ISA Curtain rises Just
before netPEPs First Birthday the
Chancellor, Gordon Brown, confirmed the start in
April 1999 of the Individual Savings Account
(ISA), the Labour Partys official
replacement of PEPs. In response to this netPEP
has launched the First ISA website http://www.netisa.co.uk
specifically for PEP investors. This aims to help
PEP investors to find out what will happen to
PEPs after April next year and to invite
questions and comments from everyone about what
ISAs will mean to them.
It is still early days but we have had many
visitors and questions from worried PEP
investors. If you have any questions please visit
netISA.
The next most important item on the ISA
timetable is the publication by the Inland
Revenue of the White Paper which will
carry this new and exciting savings product onto
the statute books before April 1999. This will
provide much more detail as to what exactly you
will be able to hold in an ISA and soon we will
be launching ISAselector to help investors to
pick their way through the various ISA products
as the managers start to publish details.
Voting Rights for all
The second FIRST from netPEP
could, given time, have a profound effect on the
way small investors have their voice heard in the
Boardrooms around Britain.
The rights of small shareholders to vote at
company meetings are lost in the quagmire of
paperwork and administration. Whether a unit
trust, PEP or even direct investor, the nightmare
of administration prevents you from exercising
your shareholder rights and vote at AGMs. Voting
is therefore left to the big institutions and
their opinions may be different to yours. But the
Internet can revolutionise the way things have
been done in the past. It can quickly and easily
give back your voting rights just by the click of
the mouse.
netPEP has pioneered the first voting service
and it was put to the test for the first time at
the end of April at the Annual General Meeting of
SmithKline Beecham p.l.c.. We issued an email
alert to netPEP investors as soon as our
attention was drawn by one of our investors to a
contentious issue. The resolutions to be proposed
at the AGM were posted to the site and investors
were asked to click FOR or AGAINST, enter their
Usernames and Passwords (which proves their
entitlement to vote) and then click VOTE NOW.
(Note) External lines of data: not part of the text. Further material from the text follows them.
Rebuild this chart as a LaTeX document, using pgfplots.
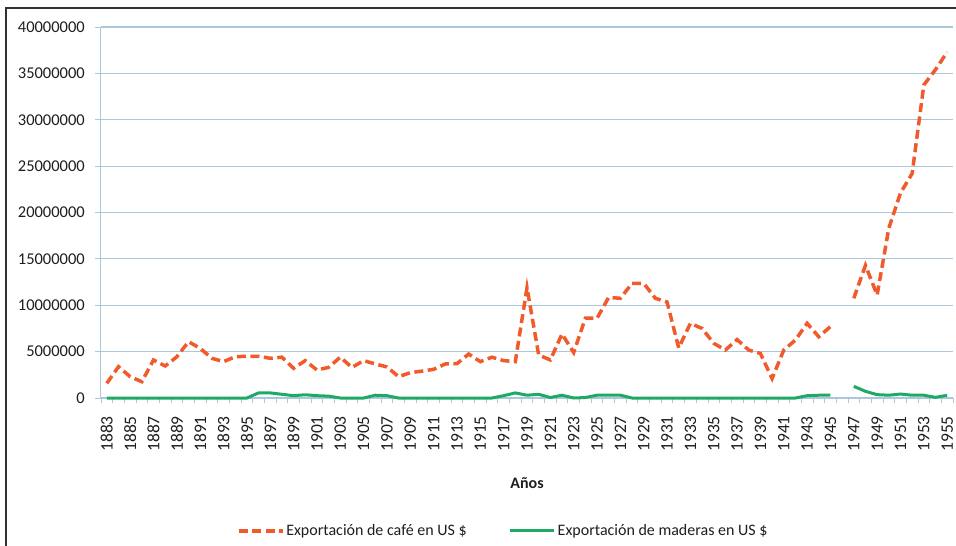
\documentclass[border=0pt]{standalone}
\usepackage{pgfplots}
\pgfplotsset{compat=1.18}
\usepackage{pgfplotstable}
\usepackage{fontspec}
\setmainfont{Carlito}
\definecolor{cafe}{RGB}{241,90,43}
\definecolor{madera}{RGB}{30,170,100}
\definecolor{gridc}{RGB}{170,200,220}
\definecolor{framec}{RGB}{50,50,50}
\definecolor{txt}{RGB}{30,30,30}

\pgfplotstableread{
year cafe madera
1883 1580000 0
1884 3380000 0
1885 2300000 0
1886 1760000 0
1887 4100000 0
1888 3450000 0
1889 4450000 0
1890 6070000 0
1891 5350000 0
1892 4280000 0
1893 3920000 0
1894 4450000 0
1895 4500000 0
1896 4500000 550000
1897 4280000 550000
1898 4400000 400000
1899 3200000 250000
1900 4030000 350000
1901 3020000 250000
1902 3300000 200000
1903 4400000 0
1904 3300000 0
1905 4030000 0
1906 3670000 300000
1907 3350000 250000
1908 2300000 0
1909 2730000 0
1910 2900000 0
1911 3090000 0
1912 3670000 0
1913 3700000 0
1914 4740000 0
1915 3920000 0
1916 4400000 0
1917 4030000 250000
1918 3920000 550000
1919 11900000 300000
1920 4640000 400000
1921 4100000 50000
1922 6900000 300000
1923 4900000 0
1924 8600000 50000
1925 8600000 300000
1926 10850000 300000
1927 10750000 300000
1928 12360000 0
1929 12360000 0
1930 10750000 0
1931 10350000 0
1932 5400000 0
1933 8050000 0
1934 7500000 0
1935 5900000 0
1936 5170000 0
1937 6300000 0
1938 5170000 0
1939 4800000 0
1940 2100000 0
1941 5170000 0
1942 6250000 0
1943 8050000 250000
1944 6600000 300000
1945 7700000 300000
1946 nan nan
1947 10750000 1260000
1948 14300000 720000
1949 11100000 360000
1950 18300000 300000
1951 22100000 430000
1952 24200000 300000
1953 33750000 300000
1954 35400000 70000
1955 37300000 290000
}\datatable

\begin{document}
\begin{tikzpicture}
\path[use as bounding box] (-101pt,-148pt) rectangle (855pt,398pt);
\draw[framec, line width=1.6pt] (-95pt,-150pt) -- (-95pt,390pt) -- (860pt,390pt);
\begin{axis}[
  scale only axis,
  width=852pt, height=371pt,
  xmin=1882.5, xmax=1955.5,
  ymin=0, ymax=40000000,
  axis x line*=bottom, axis y line*=left,
  axis line style={gridc, line width=1pt},
  xtick={1883,1885,...,1955},
  minor xtick={1882.5,1883.5,...,1955.5},
  major tick length=0pt,
  minor tick length=5pt,
  tick align=outside,
  minor tick style={gridc, line width=0.8pt},
  xticklabel={\pgfmathprintnumber[assume math mode=true,fixed,precision=0,1000 sep={}]{\tick}},
  xticklabel style={font=\fontsize{17.5}{17.5}\selectfont, text=txt, yshift=-18pt, rotate=90, anchor=east, inner sep=0pt},
  ytick={0,5000000,10000000,15000000,20000000,25000000,30000000,35000000,40000000},
  yticklabels={0,5000000,10000000,15000000,20000000,25000000,30000000,35000000,40000000},
  extra y ticks={0,5000000,10000000,15000000,20000000,25000000,30000000,35000000,40000000},
  extra y tick labels={},
  extra y tick style={major tick length=6pt, tick style={gridc, line width=0.8pt}, grid=none},
  yticklabel style={font=\fontsize{16.5}{16.5}\selectfont, text=txt, anchor=east, inner sep=0pt, xshift=-16pt},
  scaled y ticks=false,
  ymajorgrids,
  major grid style={gridc, line width=1.2pt},
  xlabel={\textbf{Años}},
  xlabel style={font=\fontsize{16}{16}\selectfont, text=txt, at={(axis description cs:0.5,-0.229)}, anchor=center},
  unbounded coords=jump,
  legend columns=2,
  legend style={at={(axis description cs:0.472,-0.358)}, anchor=center, draw=none, fill=none,
    font=\fontsize{16}{16}\selectfont, text=txt,
    /tikz/every even column/.append style={column sep=40pt}},
  legend image code/.code={\draw[#1] (0pt,0pt) -- (44pt,0pt);},
  clip=false,
]
\addplot[cafe, line width=3.5pt, dash pattern=on 9pt off 4.5pt] table[x=year, y=cafe] {\datatable};
\addlegendentry{Exportación de café en US \$}
\addplot[madera, line width=3pt] table[x=year, y=madera] {\datatable};
\addlegendentry{Exportación de maderas en US \$}
\end{axis}
\end{tikzpicture}
\end{document}
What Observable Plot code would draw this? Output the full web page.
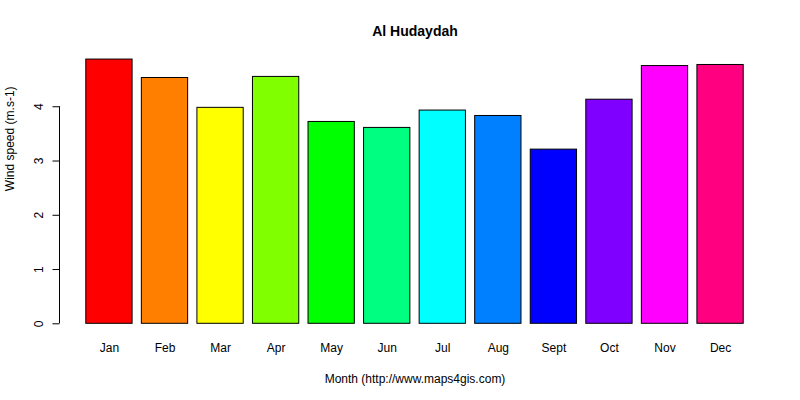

Hardly the administration nightmare of the
past.
We must, of course, keep this development in
perspective and admit that the votes cast are
unlikely to change the course of history
immediately but we hope that it is an initiative
which other Unit Trust and PEP/ISA managers will
follow in the future. With over £165 billion
currently under management in Unit Trusts, small
investors could make a difference in the future.